И как была, упала молиться на колени. Имидж, знаете ли. Живешь в Риме – иди в баню. Девушки переглянулись и оставили ее одну. А Софья, тут же бросив бить поклоны, скорчилась на полу. Устала…
Кто бы знал, как она устала от злобных боярских глаз, от шепотков за спиной, от постоянной готовности показывать клыки, от публичности… Да просто – устала. Вот Лешка приедет – и она часть обязанностей честно отдаст ему. Пусть сам с боярами бодается… бар-раны! Хотя нет. Козлы, козлищи и козлодои!
Но до того надобно еще один спектакль разыграть, чтобы никто и никогда, и даже не подумал…
Софья еще раз глубоко вздохнула и отправилась распоряжаться. Молитве время, делу – жизнь.
* * *
Григорий Ромодановский ехал, не торопясь. Надобно сегодня «загон» навестить, почитай, уж дней десять не был. Да и просто проехаться, промяться полезно.

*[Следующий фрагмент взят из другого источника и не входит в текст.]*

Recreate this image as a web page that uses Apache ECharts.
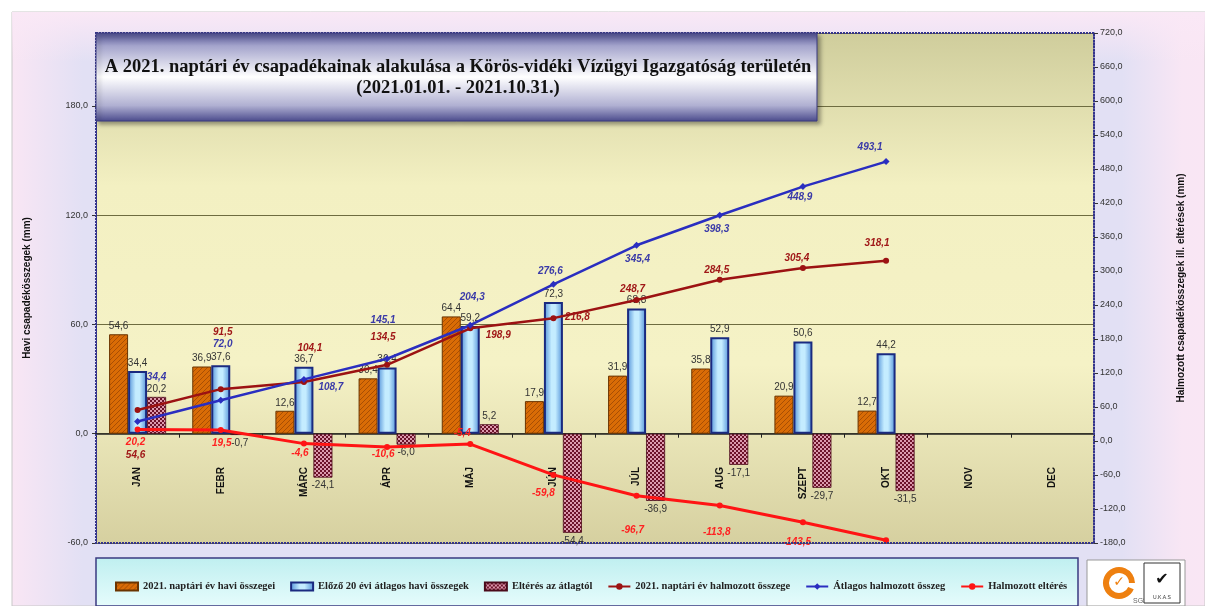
<!DOCTYPE html>
<html>
<head>
<meta charset="utf-8">
<script src="https://cdn.jsdelivr.net/npm/echarts@6/dist/echarts.min.js"></script>
<style>
html, body { margin: 0; padding: 0; background: #fff; }
#csapadek { width: 1205px; height: 606px; }
</style>
</head>
<body>
<div id="csapadek"></div>
<script>
// Adatok
const honapok = ['JAN', 'FEBR', 'MÁRC', 'ÁPR', 'MÁJ', 'JÚN', 'JÚL', 'AUG', 'SZEPT', 'OKT', 'NOV', 'DEC'];
const havi2021 = [54.6, 36.9, 12.6, 30.4, 64.4, 17.9, 31.9, 35.8, 20.9, 12.7];
const atlag20 = [34.4, 37.6, 36.7, 36.4, 59.2, 72.3, 68.8, 52.9, 50.6, 44.2];
const elteres = [20.2, -0.7, -24.1, -6.0, 5.2, -54.4, -36.9, -17.1, -29.7, -31.5];
const halmozott2021 = [54.6, 91.5, 104.1, 134.5, 198.9, 216.8, 248.7, 284.5, 305.4, 318.1];
const halmozottAtlag = [34.4, 72.0, 108.7, 145.1, 204.3, 276.6, 345.4, 398.3, 448.9, 493.1];
const halmozottElteres = [20.2, 19.5, -4.6, -10.6, -5.4, -59.8, -96.7, -113.8, -143.5, -175.0];
const balTengely = [-60, 0, 60, 120, 180];
const balMax = 220;
const jobbTengely = [-180, -120, -60, 0, 60, 120, 180, 240, 300, 360, 420, 480, 540, 600, 660, 720];

// Címke eltolások a pontokhoz képest (csak megjelenés)
const eltolas2021 = [[-2, 45], [2, -57], [6, -34], [-4, -28], [28, 7], [24, -1], [-4, -11], [-3, -10], [-6, -10], [-9, -17]];
const eltolasAtlag = [[19, -44], [2, -56], [27, 8], [-4, -39], [2, -28], [-3, -13], [1, 14], [-3, 14], [-3, 11], [-16, -14]];
const eltolasElteres = [[-2, 13], [1, 13], [-4, 10], [-4, 7], [-8, -11], [-10, 18], [-4, 34], [-3, 27], [-6, 20], null];

const fmt = v => v.toFixed(1).replace('.', ',');

// Mintázatok
function csikos() {
    const c = document.createElement('canvas');
    c.width = 5; c.height = 5;
    const g = c.getContext('2d');
    g.fillStyle = '#d96c06';
    g.fillRect(0, 0, 5, 5);
    g.strokeStyle = '#a84e04';
    g.lineWidth = 1;
    g.beginPath();
    g.moveTo(0, 5); g.lineTo(5, 0);
    g.moveTo(-1, 1); g.lineTo(1, -1);
    g.moveTo(4, 6); g.lineTo(6, 4);
    g.stroke();
    return c;
}
function kockas() {
    const c = document.createElement('canvas');
    c.width = 4; c.height = 4;
    const g = c.getContext('2d');
    g.fillStyle = '#6c1229';
    g.fillRect(0, 0, 4, 4);
    g.fillStyle = '#dc9aae';
    g.fillRect(0, 0, 2, 2);
    g.fillRect(2, 2, 2, 2);
    return c;
}

const pontCimkek = (adat, eltolas) => adat.map((v, i) => ({
    value: v,
    label: eltolas[i] ? { show: true, position: 'inside', offset: eltolas[i] } : { show: false }
}));

const vonalCimke = szin => ({
    show: true,
    formatter: p => fmt(p.value),
    color: szin,
    fontSize: 10,
    fontStyle: 'italic',
    fontWeight: 'bold',
    fontFamily: 'Liberation Sans'
});

const oszlopCimke = {
    show: true,
    formatter: p => fmt(p.value),
    color: '#333',
    fontSize: 10,
    fontFamily: 'Liberation Sans',
    distance: 3
};

const chart = echarts.init(document.getElementById('csapadek'), null, { renderer: 'canvas' });

const plot = { x: 96, y: 33, w: 998, h: 510 };
const nullaSor = 434 - 543; // a bal tengely 0 szintje a rács aljához képest

const option = {
    animation: false,
    backgroundColor: 'transparent',
    textStyle: { fontFamily: 'Liberation Sans' },
    graphic: [
        // háttér
        {
            type: 'rect', z: -100, silent: true,
            shape: { x: 12, y: 12, width: 1193, height: 594 },
            style: {
                fill: new echarts.graphic.LinearGradient(0, 0, 1, 0, [
                    { offset: 0, color: '#f9e6f4' },
                    { offset: 0.06, color: '#e2e0f4' },
                    { offset: 0.93, color: '#e2e0f4' },
                    { offset: 0.98, color: '#f8e6f4' },
                    { offset: 1, color: '#f9e6f4' }
                ]),
                stroke: '#c8c8c8', lineWidth: 1
            }
        },
        {
            type: 'rect', z: -99, silent: true,
            shape: { x: 12, y: 12, width: 1193, height: 50 },
            style: {
                fill: new echarts.graphic.LinearGradient(0, 0, 0, 1, [
                    { offset: 0, color: 'rgba(250,232,246,1)' },
                    { offset: 1, color: 'rgba(250,232,246,0)' }
                ])
            }
        },
        // plot keret
        {
            type: 'rect', z: 50, silent: true,
            shape: { x: plot.x, y: plot.y, width: plot.w, height: plot.h },
            style: { fill: 'none', stroke: '#34348a', lineWidth: 2, lineDash: [2, 1] }
        },
        // cím doboz
        {
            type: 'rect', z: 100, silent: true,
            shape: { x: 96, y: 33, width: 721, height: 88 },
            style: {
                fill: new echarts.graphic.LinearGradient(0, 0, 0, 1, [
                    { offset: 0, color: '#4a4a8c' },
                    { offset: 0.15, color: '#a4a4cc' },
                    { offset: 0.5, color: '#ffffff' },
                    { offset: 0.82, color: '#b0b0d2' },
                    { offset: 1, color: '#4a4a8c' }
                ]),
                stroke: '#3a3a80', lineWidth: 1,
                shadowBlur: 4, shadowOffsetX: 3, shadowOffsetY: 3, shadowColor: 'rgba(0,0,0,0.35)'
            }
        },
        {
            type: 'text', z: 101, silent: true,
            x: 458, y: 78,
            style: {
                text: 'A 2021. naptári év csapadékainak alakulása a Körös-vidéki Vízügyi Igazgatóság területén\n(2021.01.01. - 2021.10.31.)',
                align: 'center', verticalAlign: 'middle',
                font: 'bold 18.5px "Liberation Serif"', fill: '#111', lineHeight: 21
            }
        },
        // jelmagyarázat doboz
        {
            type: 'rect', z: 5, silent: true,
            shape: { x: 96, y: 558, width: 982, height: 48 },
            style: {
                fill: new echarts.graphic.LinearGradient(0, 0, 0, 1, [
                    { offset: 0, color: '#bfeff0' },
                    { offset: 1, color: '#e6fcfc' }
                ]),
                stroke: '#3a3a80', lineWidth: 1.5
            }
        },
        // logók
        {
            type: 'group', z: 5, silent: true, x: 1087, y: 560,
            children: [
                { type: 'rect', shape: { x: 0, y: 0, width: 98, height: 46 }, style: { fill: '#fff', stroke: '#999', lineWidth: 1 } },
                { type: 'arc', shape: { cx: 32, cy: 23, r: 13, startAngle: 0.4, endAngle: Math.PI * 2 }, style: { stroke: '#ee8010', lineWidth: 6, fill: 'none' } },
                { type: 'text', x: 32, y: 22, style: { text: '✓', align: 'center', verticalAlign: 'middle', font: 'bold 14px "DejaVu Sans"', fill: '#ee8010' } },
                { type: 'text', x: 46, y: 38, style: { text: 'SGS', font: '7px "Liberation Sans"', fill: '#666' } },
                { type: 'rect', shape: { x: 57, y: 3, width: 36, height: 40 }, style: { fill: '#fff', stroke: '#333', lineWidth: 1 } },
                { type: 'text', x: 75, y: 20, style: { text: '✔', align: 'center', verticalAlign: 'middle', font: 'bold 16px "DejaVu Sans"', fill: '#111' } },
                { type: 'text', x: 75, y: 35, style: { text: 'U.K.A.S', align: 'center', font: '5px "Liberation Sans"', fill: '#333' } }
            ]
        }
    ],
    legend: {
        z: 10,
        left: 110,
        top: 576,
        itemGap: 15,
        itemWidth: 22,
        itemHeight: 8,
        textStyle: { fontFamily: 'Liberation Serif', fontWeight: 'bold', fontSize: 10.5, color: '#222' },
        data: [
            { name: '2021. naptári év havi összegei', icon: 'rect' },
            { name: 'Előző 20 évi átlagos havi összegek', icon: 'rect' },
            { name: 'Eltérés az átlagtól', icon: 'rect' },
            '2021. naptári év halmozott összege',
            'Átlagos halmozott összeg',
            'Halmozott eltérés'
        ]
    },
    grid: {
        left: plot.x,
        top: plot.y,
        width: plot.w,
        height: plot.h,
        show: true,
        borderWidth: 0,
        backgroundColor: new echarts.graphic.LinearGradient(0, 0, 0, 1, [
            { offset: 0, color: '#cfcd9c' },
            { offset: 0.3, color: '#f3f0c2' },
            { offset: 0.65, color: '#f5f2c6' },
            { offset: 1, color: '#d6d0a0' }
        ])
    },
    xAxis: [
        {
            type: 'category',
            data: honapok,
            boundaryGap: true,
            axisLine: { onZero: true, lineStyle: { color: '#222', width: 1.5 } },
            axisTick: { show: true, length: 4, lineStyle: { color: '#222' } },
            axisLabel: { show: false }
        },
        {
            // hónapnevek a nulla szint alatt
            type: 'category',
            data: honapok,
            position: 'bottom',
            offset: nullaSor,
            boundaryGap: true,
            axisLine: { show: false, onZero: false },
            axisTick: { show: false },
            axisLabel: {
                show: true,
                interval: 0,
                rotate: 90,
                margin: 33,
                fontSize: 10,
                fontWeight: 'bold',
                color: '#111',
                fontFamily: 'Liberation Sans'
            }
        }
    ],
    yAxis: [
        {
            type: 'value',
            min: balTengely[0],
            max: balMax,
            interval: balTengely[1] - balTengely[0],
            position: 'left',
            name: 'Havi csapadékösszegek (mm)',
            nameLocation: 'middle',
            nameRotate: 90,
            nameGap: 64,
            nameTextStyle: { fontSize: 10, fontWeight: 'bold', color: '#111', fontFamily: 'Liberation Sans' },
            axisLine: { show: true, lineStyle: { color: '#34348a', width: 1 } },
            axisTick: { show: true, length: 4, lineStyle: { color: '#333' } },
            axisLabel: {
                showMaxLabel: false,
                formatter: v => balTengely.includes(v) ? fmt(v) : '',
                fontSize: 9, color: '#333', margin: 8
            },
            splitLine: { show: true, lineStyle: { color: '#6e6c40', width: 1.2 } }
        },
        {
            type: 'value',
            min: jobbTengely[0],
            max: jobbTengely[jobbTengely.length - 1],
            interval: jobbTengely[1] - jobbTengely[0],
            position: 'right',
            name: 'Halmozott csapadékösszegek ill. eltérések (mm)',
            nameLocation: 'middle',
            nameRotate: 90,
            nameGap: 82,
            nameTextStyle: { fontSize: 10, fontWeight: 'bold', color: '#111', fontFamily: 'Liberation Sans' },
            axisLine: { show: true, lineStyle: { color: '#34348a', width: 1.5, type: 'dashed' } },
            axisTick: { show: true, length: 4, lineStyle: { color: '#333' } },
            axisLabel: { formatter: v => fmt(v), fontSize: 9, color: '#333', margin: 6 },
            splitLine: { show: false }
        }
    ],
    series: [
        {
            name: '2021. naptári év havi összegei',
            type: 'bar',
            yAxisIndex: 0,
            barWidth: 19,
            barGap: '0%',
            itemStyle: { color: { image: csikos(), repeat: 'repeat' }, borderColor: '#6a3400', borderWidth: 1 },
            label: Object.assign({ position: 'top' }, oszlopCimke),
            data: havi2021
        },
        {
            name: 'Előző 20 évi átlagos havi összegek',
            type: 'bar',
            yAxisIndex: 0,
            barWidth: 19,
            barGap: '0%',
            itemStyle: {
                color: new echarts.graphic.LinearGradient(0, 0, 1, 0, [
                    { offset: 0, color: '#4f8fd8' },
                    { offset: 0.4, color: '#c4ecff' },
                    { offset: 0.6, color: '#c4ecff' },
                    { offset: 1, color: '#4f8fd8' }
                ]),
                borderColor: '#1a2a80',
                borderWidth: 2
            },
            label: Object.assign({ position: 'top' }, oszlopCimke),
            data: atlag20
        },
        {
            name: 'Eltérés az átlagtól',
            type: 'bar',
            yAxisIndex: 0,
            barWidth: 19,
            barGap: '0%',
            itemStyle: { color: { image: kockas(), repeat: 'repeat' }, borderColor: '#4a0a1a', borderWidth: 0.8 },
            label: oszlopCimke,
            data: elteres.map(v => ({ value: v, label: { position: v < 0 ? 'bottom' : 'top' } }))
        },
        {
            name: '2021. naptári év halmozott összege',
            type: 'line',
            yAxisIndex: 1,
            symbol: 'circle',
            symbolSize: 6,
            lineStyle: { color: '#9c1212', width: 2.5 },
            itemStyle: { color: '#9c1212' },
            label: vonalCimke('#a01818'),
            data: pontCimkek(halmozott2021, eltolas2021)
        },
        {
            name: 'Átlagos halmozott összeg',
            type: 'line',
            yAxisIndex: 1,
            symbol: 'diamond',
            symbolSize: 7,
            lineStyle: { color: '#2a2ec0', width: 2.5 },
            itemStyle: { color: '#2a2ec0' },
            label: vonalCimke('#3a3aa8'),
            data: pontCimkek(halmozottAtlag, eltolasAtlag)
        },
        {
            name: 'Halmozott eltérés',
            type: 'line',
            yAxisIndex: 1,
            symbol: 'circle',
            symbolSize: 6,
            lineStyle: { color: '#ff1414', width: 3 },
            itemStyle: { color: '#ff1414' },
            label: vonalCimke('#ff2020'),
            data: pontCimkek(halmozottElteres, eltolasElteres)
        }
    ]
};

chart.setOption(option);

window.addEventListener('resize', () => {
    chart.resize();
});
</script>
</body>
</html>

Загоном именовали несколько бараков, в которых содержались пленные татары. Перед тем как отправить их на Русь, на строительство канала али еще куда, их выдерживали в течение трех дней, заставляли вымыться в бане, сбривали все волосы на голове, давали новую одежду. Разве что в зад не заглядывали.
Да и не только с татарами то проделывали, с пленными русскими – тоже. Два барака было для татар, два для полонян, для мужчин и женщин отдельно. Высокая изгородь, баня рядом, своя кухня, колодец…

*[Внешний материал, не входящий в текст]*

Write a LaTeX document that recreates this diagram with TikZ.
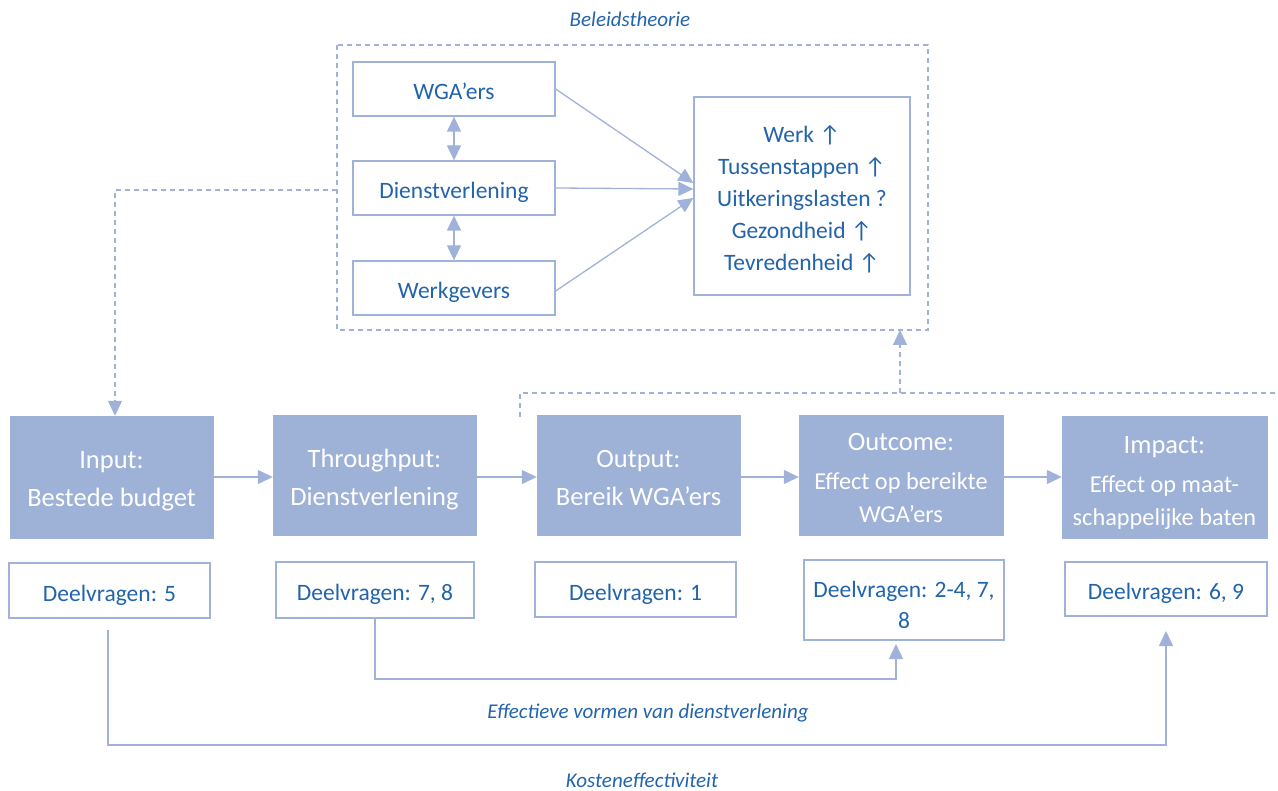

Ромодановский сначала понять не мог, к чему такие предосторожности, но потом один из «троянских коньков» объяснил. Мол-де, кто их знает, чем они в своих степях немытых болеют? Ни к чему сие на Русь тащить.
Чудит, конечно, царевич, но спорить с ним Ромодановский не собирался – его дело, царское.
Устал он с этим Азовом, что та собака. А куда деваться? Надобно – вот и делает. Хорошо хоть в Азов прибыло еще четверо царевичевых воспитанников – или уже царских? – и они тянули на себе кучку дел. Хоть высыпаться иногда удавалось. Или пообедать не на бегу. Нет, можно бы и иначе, только вот Гришка Ромодановский отродясь не халтурил и спустя рукава никакое дело не делал.
А вообще – странно. Из загона уже второй день ни вестей, ничего не было.
Отчего?
Птица – и та не прилетала, вот и решил Григорий сам проехаться.
Налет?
Али бунт?
Только не ожидал Ромодановский, что, когда он подъедет к частоколу, тот его встретит запертыми воротами. Но все тихо было, дымок курился, съестным пахло. Но почему…
Заколотить в ворота никто не успел. Из-за частокола взвился высокий мальчишеский голос:
– Батюшка боярин, там вы?
– Митька, ты что творишь?!
Царевичевых воспитанников Ромодановский уже по голосам опознавал. Всего-то четверо их, как тут не разобраться? А уж сколько они на себе тянут…
– Беда, батюшка боярин. Тут, кажись, чума.
Ромодановский себя не видел в этот момент. Но с трудом удержался, чтобы не поворотить коня и не дать ему шпор.
Чума.
Черная смерть.
Болезнь сия и города выкашивала. И вот она… рядом!
Господи, помилуй!!!
– Ми… тька…
– Батюшка боярин, я думаю, что это она, но рисковать не стоит. Пока я не буду уверен в обратном, никто отсюда не выйдет. Ворота мы изнутри заперли, а ты направишь людей, чтобы снаружи подперли. Чтобы никто не вышел раньше, чем опасность минует.
По мнению Ромодановского, стоило бы обложить всю загородку соломой да поджечь. Но… там же не только татарва была, там и свои, православные, и мальчишка…
– Ты… останешься?
Голос дрогнул, изломался:
– Да, батюшка боярин. – Митька говорил спокойно и твердо, никогда раньше Григорий такого голоса у ребенка не слышал. Да и какой там ребенок?! Почитай, не каждый взрослый на такое решение способен.
– Может…
– Это с воздухом передается, Ибрагим говорил. А если я уже заражен? В Азов смерть принести?
Григорий аж пошатнулся.
С воздухом?! Господи всемилостивый…
– Так что не приближайтесь никто к частоколу. Припасы и прочее нам надобно через забор перекидывать, лучше с наветренной стороны. Со мной тут людей достаточно, справимся.